Calvin Young III, Democratic Candidate for Mayor

 In an effort to educate voters, we will be posting responses to our candidate questionnaire. Questionnaires were emailed to each candidate running for City Council, President of City Council, and Mayor. Candidates have until March 4th to submit. We are publishing results in the order they are received. 

How frequently do you use a mode of transportation other than your car to navigate the city? Based on your experience, where should the city prioritize resources for transportation?

CYIII: I usually walk to where I need to go, but sometimes I rely on an automobile to get from place to place. Baltimore has largely focused its resources on road improvements for automobiles. As someone who usually walks, this over-emphasis on auto transit can create hazardous situations for pedestrians and bicyclist alike. The City should prioritize its resources on quick fixes that improve safety, such as adding flexible posts, making sidewalks and entry ways ADA accessible and doing more to educate the public on the responsibility of between drivers and pedestrians and drivers and bicyclist. A transportation system that more easily moves people and commerce will result in a more economically and culturally vibrant metropolis.

What role do you believe biking and walking improvements can play in creating a safer, healthier, more livable Baltimore?

CYIII: Biking and walking both provide great exercise and are pollution free. The more people who are encouraged to walk and bike the less congestion there will be, and the healthier residents will be.

Are you supportive of the city’s plan to implement bike share in 2016? If so, what do you believe to be the critical components of success?

CYIII: I am in full support of the City's plan to implement a bike share program. In order to have a successful bike share program we must be mindful of: 1. station density, i.e. define the average spacing, and place a station within walking distance, 2. define the number of bikes per residents, 3. have quality bikes that are regularly maintained, and 4. have easy to use stations. A bike share program in Baltimore is something I am committed to, and I will work closely with community members to learn about what they want out of a bike share program.

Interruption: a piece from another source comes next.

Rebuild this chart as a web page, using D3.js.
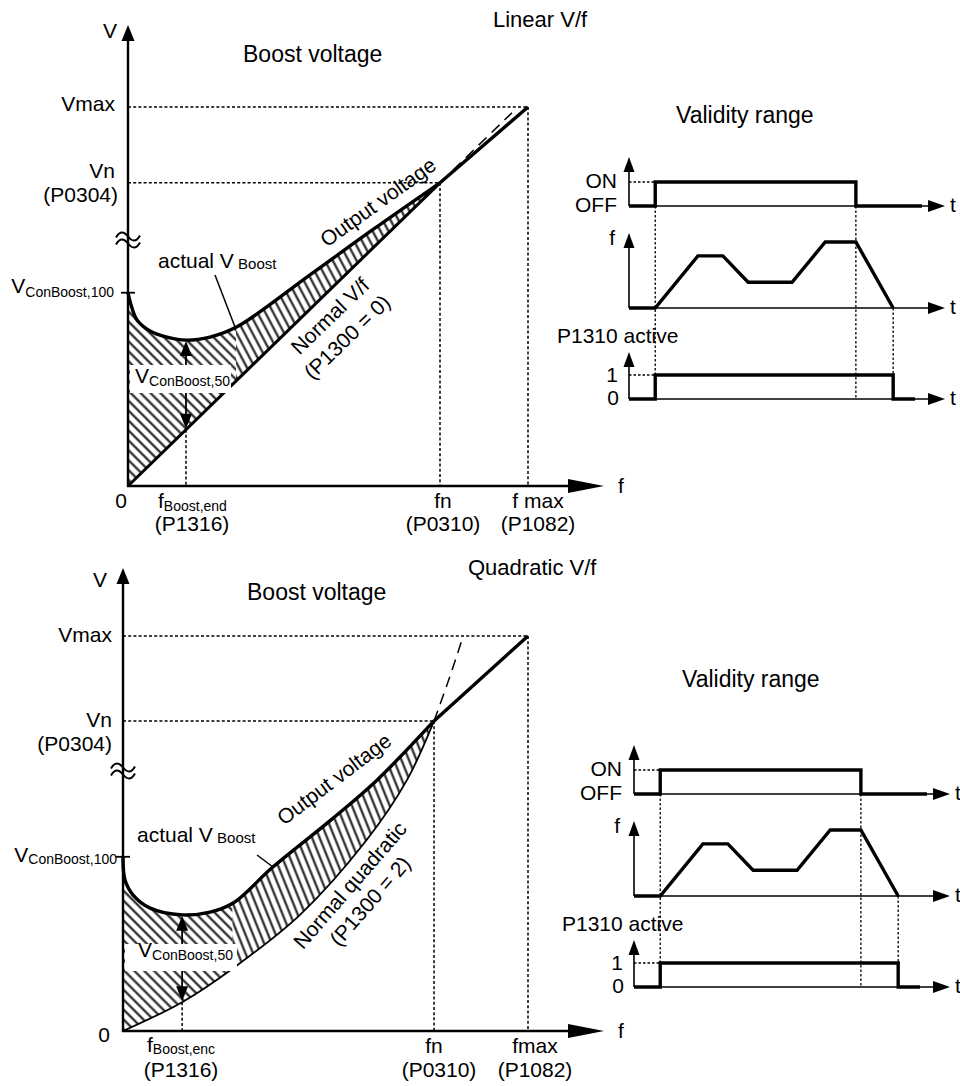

Recent audits have discovered that the Department of Transportation struggles to measure key performance indicators. The city’s procurement and project management processes have also faced scrutiny. This has led to significant delays of key improvements to bicycle infrastructure in Baltimore. How will you work to improve performance and accountability of city agencies like the Department of Transportation under your leadership?

CYIII: Prudent use of city funds is must be the goal of every agency, including the Department of Transportation. Unfortunately, so little is known about the DOT's procurement and project management process. As mayor, I will work with the City Council to both ensure accountability and robust oversight of DOT.

What impact do you see increasing rates of biking and walking in Baltimore having on the public health and safety of our residents? In what ways will your administration invest in the creation of safe places to encourage more people to engage in physical activity?

CYIII: Increasing the rate of sustainable transportation will improve public health for our residents. My administration will focus on making sure that transportation plans and investments account for all modes of travel - this includes increase funding and making sure that city dollars are used more efficiently.

A recent study by Harvard economists found that the single strongest factor affecting the odds of a child escaping poverty is not the test scores of his or her local schools or the crime in the community; it is the percent of workers in his or her neighborhood who have long commutes. How do you plan to improve transportation options and commute times for our most vulnerable residents?

CYIII: While residents are largely vehicle-dependent, those who do not have a vehicle are individuals who can't afford one. These are the individuals who are largely dependent on bus service, so making improvements to bus service is essential to reducing commute times.

Often road redesigns that improve the safety for people on bikes or people walking do so in a way that removes priority for single occupancy vehicles. This can look like removing lanes for travel or decreasing available street parking. Can you describe how you would manage public expectations during project implementation, and handle any backlash from constituents that don’t share in the City’s vision for complete streets?

CYIII: Change takes getting used to. The goal is not to change for the sake of changing, or for replacing. Changes to infrastructure represent change, and can feel like a threat to what many know to be the way this city has felt and operated for the past couple generations. We can't ignore that, and we have to engage all people in the process of change. However there is a growing group of residents who want a more sustainable city - me included. In order to get to a more sustainable, and more people and future-friendly place, we have to invest in the infrastructure and transportation modes that get us there. Seeking understanding, being equitable, and being open minded should always be priorities in conversations about how our City evolves.

What other information about your candidacy would you like to share with our members?

CYII: I am running for Mayor because our City is in state of emergency, and needs bold and fresh leadership to get us out of the mess career politicians have created. There are so many aspects of our local government that have failed our residents, including transportation services. We must elect a Mayor who understands that we all benefit from a transportation system that can move people and commerce in a sustainable way.